§ **Source data**
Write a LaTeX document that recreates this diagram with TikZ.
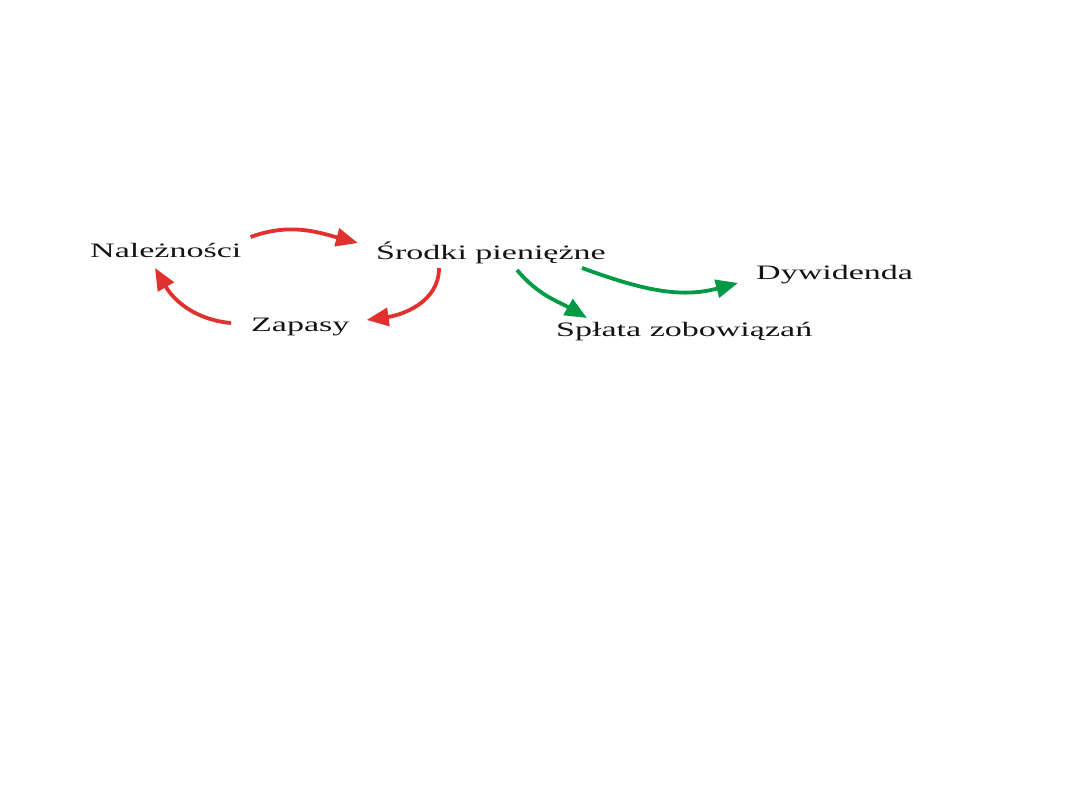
\documentclass[tikz,border=0pt]{standalone}
\usepackage{fontspec}
\setmainfont{Liberation Serif}[FakeStretch=1.66]
\usepackage{tikz}
\usetikzlibrary{arrows.meta}
\definecolor{cycred}{HTML}{E0312F}
\definecolor{outgreen}{HTML}{009A44}

\begin{document}
\begin{tikzpicture}[x=1pt,y=1pt,>={Triangle[length=22pt,width=18pt]},
  lbl/.style={anchor=base west,inner sep=0pt,font=\fontsize{20.5}{22}\selectfont,text=black!92},
  redflow/.style={->,draw=cycred,line width=3.8pt},
  greenflow/.style={->,draw=outgreen,line width=3.8pt}]
\useasboundingbox (0,0) rectangle (1080,810);
\node[lbl] (nal) at (90,552) {Należności};
\node[lbl] (srd) at (376,550) {Środki pieniężne};
\node[lbl] (dyw) at (756,530) {Dywidenda};
\node[lbl] (zap) at (251,478) {Zapasy};
\node[lbl] (spl) at (556,473) {Spłata zobowiązań};
% obieg
\draw[redflow] ([shift={(9,21)}]nal.base east) to[out=20,in=165] ([shift={(-18,17)}]srd.base west);
\draw[redflow] ([shift={(63,-8)}]srd.base west) to[out=-90,in=8] ([shift={(17,12)}]zap.base east);
\draw[redflow] ([shift={(-20,9)}]zap.base west) to[out=175,in=-60] ([shift={(65,-10)}]nal.base west);
% wyplywy
\draw[greenflow] ([shift={(141,-10)}]srd.base west) to[out=-50,in=150] ([shift={(31,19)}]spl.base west);
\draw[greenflow] ([shift={(206,-8)}]srd.base west) to[out=-20,in=195] ([shift={(-18,-3)}]dyw.base west);
\end{tikzpicture}
\end{document}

§ **What needs to be done**
Quote the data above in full, leaving out the pictures it holds.

§ **Result of the exercise**
Write a LaTeX document that recreates this diagram with TikZ.
\documentclass[tikz,border=0pt]{standalone}
\usepackage{fontspec}
\setmainfont{Liberation Serif}[FakeStretch=1.66]
\usepackage{tikz}
\usetikzlibrary{arrows.meta}
\definecolor{cycred}{HTML}{E0312F}
\definecolor{outgreen}{HTML}{009A44}

\begin{document}
\begin{tikzpicture}[x=1pt,y=1pt,>={Triangle[length=22pt,width=18pt]},
  lbl/.style={anchor=base west,inner sep=0pt,font=\fontsize{20.5}{22}\selectfont,text=black!92},
  redflow/.style={->,draw=cycred,line width=3.8pt},
  greenflow/.style={->,draw=outgreen,line width=3.8pt}]
\useasboundingbox (0,0) rectangle (1080,810);
\node[lbl] (nal) at (90,552) {Należności};
\node[lbl] (srd) at (376,550) {Środki pieniężne};
\node[lbl] (dyw) at (756,530) {Dywidenda};
\node[lbl] (zap) at (251,478) {Zapasy};
\node[lbl] (spl) at (556,473) {Spłata zobowiązań};
% obieg
\draw[redflow] ([shift={(9,21)}]nal.base east) to[out=20,in=165] ([shift={(-18,17)}]srd.base west);
\draw[redflow] ([shift={(63,-8)}]srd.base west) to[out=-90,in=8] ([shift={(17,12)}]zap.base east);
\draw[redflow] ([shift={(-20,9)}]zap.base west) to[out=175,in=-60] ([shift={(65,-10)}]nal.base west);
% wyplywy
\draw[greenflow] ([shift={(141,-10)}]srd.base west) to[out=-50,in=150] ([shift={(31,19)}]spl.base west);
\draw[greenflow] ([shift={(206,-8)}]srd.base west) to[out=-20,in=195] ([shift={(-18,-3)}]dyw.base west);
\end{tikzpicture}
\end{document}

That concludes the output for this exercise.